◆ Dataset section ◆
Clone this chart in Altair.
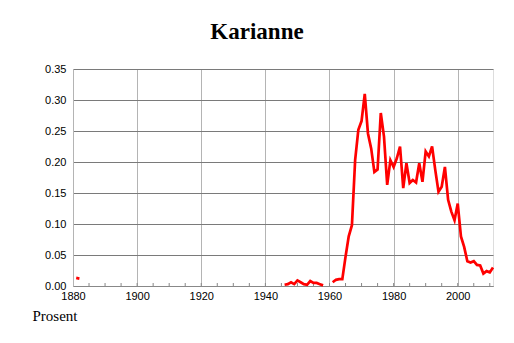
import altair as alt
import pandas as pd

# Data segments (year of first point, values)
seg1_start = 1881
seg1_values = [0.013, 0.012]
seg2_start = 1946
seg2_values = [0.002, 0.003, 0.006, 0.003, 0.009, 0.006, 0.003, 0.002, 0.008,
               0.005, 0.005, 0.003, 0.001]
seg3_start = 1961
seg3_values = [0.006, 0.010, 0.011, 0.011, 0.047, 0.080, 0.098, 0.203, 0.252,
               0.266, 0.310, 0.246, 0.222, 0.184, 0.188, 0.279, 0.241, 0.163,
               0.203, 0.192, 0.206, 0.225, 0.158, 0.198, 0.166, 0.171, 0.167,
               0.198, 0.168, 0.217, 0.209, 0.225, 0.187, 0.152, 0.160, 0.192,
               0.139, 0.120, 0.106, 0.133, 0.080, 0.063, 0.040, 0.038, 0.040,
               0.034, 0.033, 0.020, 0.024, 0.022, 0.030]

x_labels = [1880, 1900, 1920, 1940, 1960, 1980, 2000]
minor_ticks = list(range(1885, 2011, 5))
y_ticks = [0.0, 0.05, 0.10, 0.15, 0.20, 0.25, 0.30, 0.35]

rows = []
for seg_id, (start, vals) in enumerate(
        [(seg1_start, seg1_values), (seg2_start, seg2_values), (seg3_start, seg3_values)]):
    for i, v in enumerate(vals):
        rows.append({"year": start + i, "value": v, "seg": seg_id})
df = pd.DataFrame(rows)
ticks_df = pd.DataFrame({"year": minor_ticks})

xscale = alt.Scale(domain=[1880, 2011], nice=False, zero=False)
yscale = alt.Scale(domain=[0, 0.35], nice=False)

line = alt.Chart(df).mark_line(color="#ff0000", strokeWidth=2.7).encode(
    x=alt.X("year:Q", scale=xscale,
            axis=alt.Axis(values=x_labels, format="d", title=None, ticks=False,
                          grid=True, gridColor="#b4b4b4", gridWidth=1,
                          domainColor="#888888", labelFont="Liberation Sans",
                          labelFontSize=11, labelColor="#000000", labelPadding=4,
                          labelFlush=False, labelOverlap=False)),
    y=alt.Y("value:Q", scale=yscale,
            axis=alt.Axis(values=y_ticks, format=".2f", ticks=False, grid=True,
                          gridColor="#7a7a7a", gridWidth=1, domainColor="#b4b4b4",
                          labelFont="Liberation Sans", labelFontSize=11,
                          labelColor="#000000", labelPadding=7, labelFlush=False,
                          title="Prosent", titleAngle=0, titleX=-41, titleY=251,
                          titleAlign="left", titleBaseline="alphabetic",
                          titleFont="Liberation Serif", titleFontSize=15,
                          titleFontWeight="normal", titleColor="#000000")),
    detail="seg:N",
)

minor = alt.Chart(ticks_df).mark_rule(color="#888888", strokeWidth=1).encode(
    x=alt.X("year:Q", scale=xscale),
    y=alt.value(217),
    y2=alt.value(214),
)

chart = alt.layer(minor, line).properties(
    width=420,
    height=217,
    autosize=alt.AutoSizeParams(type="none"),
    padding={"left": 73, "top": 69, "right": 21, "bottom": 57},
    title=alt.TitleParams(text="Karianne", font="Liberation Serif", fontSize=23,
                          fontWeight="bold", color="#000000", anchor="middle",
                          baseline="alphabetic", offset=1, dx=-26),
).configure_view(stroke=None).configure(background="white")

chart.save("out.html", embed_options={"renderer": "svg", "actions": False})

◆ Given request ◆
Leave out the pictures and retype every line above exactly.

◆ Problem solution ◆
Clone this chart in Altair.
import altair as alt
import pandas as pd

# Data segments (year of first point, values)
seg1_start = 1881
seg1_values = [0.013, 0.012]
seg2_start = 1946
seg2_values = [0.002, 0.003, 0.006, 0.003, 0.009, 0.006, 0.003, 0.002, 0.008,
               0.005, 0.005, 0.003, 0.001]
seg3_start = 1961
seg3_values = [0.006, 0.010, 0.011, 0.011, 0.047, 0.080, 0.098, 0.203, 0.252,
               0.266, 0.310, 0.246, 0.222, 0.184, 0.188, 0.279, 0.241, 0.163,
               0.203, 0.192, 0.206, 0.225, 0.158, 0.198, 0.166, 0.171, 0.167,
               0.198, 0.168, 0.217, 0.209, 0.225, 0.187, 0.152, 0.160, 0.192,
               0.139, 0.120, 0.106, 0.133, 0.080, 0.063, 0.040, 0.038, 0.040,
               0.034, 0.033, 0.020, 0.024, 0.022, 0.030]

x_labels = [1880, 1900, 1920, 1940, 1960, 1980, 2000]
minor_ticks = list(range(1885, 2011, 5))
y_ticks = [0.0, 0.05, 0.10, 0.15, 0.20, 0.25, 0.30, 0.35]

rows = []
for seg_id, (start, vals) in enumerate(
        [(seg1_start, seg1_values), (seg2_start, seg2_values), (seg3_start, seg3_values)]):
    for i, v in enumerate(vals):
        rows.append({"year": start + i, "value": v, "seg": seg_id})
df = pd.DataFrame(rows)
ticks_df = pd.DataFrame({"year": minor_ticks})

xscale = alt.Scale(domain=[1880, 2011], nice=False, zero=False)
yscale = alt.Scale(domain=[0, 0.35], nice=False)

line = alt.Chart(df).mark_line(color="#ff0000", strokeWidth=2.7).encode(
    x=alt.X("year:Q", scale=xscale,
            axis=alt.Axis(values=x_labels, format="d", title=None, ticks=False,
                          grid=True, gridColor="#b4b4b4", gridWidth=1,
                          domainColor="#888888", labelFont="Liberation Sans",
                          labelFontSize=11, labelColor="#000000", labelPadding=4,
                          labelFlush=False, labelOverlap=False)),
    y=alt.Y("value:Q", scale=yscale,
            axis=alt.Axis(values=y_ticks, format=".2f", ticks=False, grid=True,
                          gridColor="#7a7a7a", gridWidth=1, domainColor="#b4b4b4",
                          labelFont="Liberation Sans", labelFontSize=11,
                          labelColor="#000000", labelPadding=7, labelFlush=False,
                          title="Prosent", titleAngle=0, titleX=-41, titleY=251,
                          titleAlign="left", titleBaseline="alphabetic",
                          titleFont="Liberation Serif", titleFontSize=15,
                          titleFontWeight="normal", titleColor="#000000")),
    detail="seg:N",
)

minor = alt.Chart(ticks_df).mark_rule(color="#888888", strokeWidth=1).encode(
    x=alt.X("year:Q", scale=xscale),
    y=alt.value(217),
    y2=alt.value(214),
)

chart = alt.layer(minor, line).properties(
    width=420,
    height=217,
    autosize=alt.AutoSizeParams(type="none"),
    padding={"left": 73, "top": 69, "right": 21, "bottom": 57},
    title=alt.TitleParams(text="Karianne", font="Liberation Serif", fontSize=23,
                          fontWeight="bold", color="#000000", anchor="middle",
                          baseline="alphabetic", offset=1, dx=-26),
).configure_view(stroke=None).configure(background="white")

chart.save("out.html", embed_options={"renderer": "svg", "actions": False})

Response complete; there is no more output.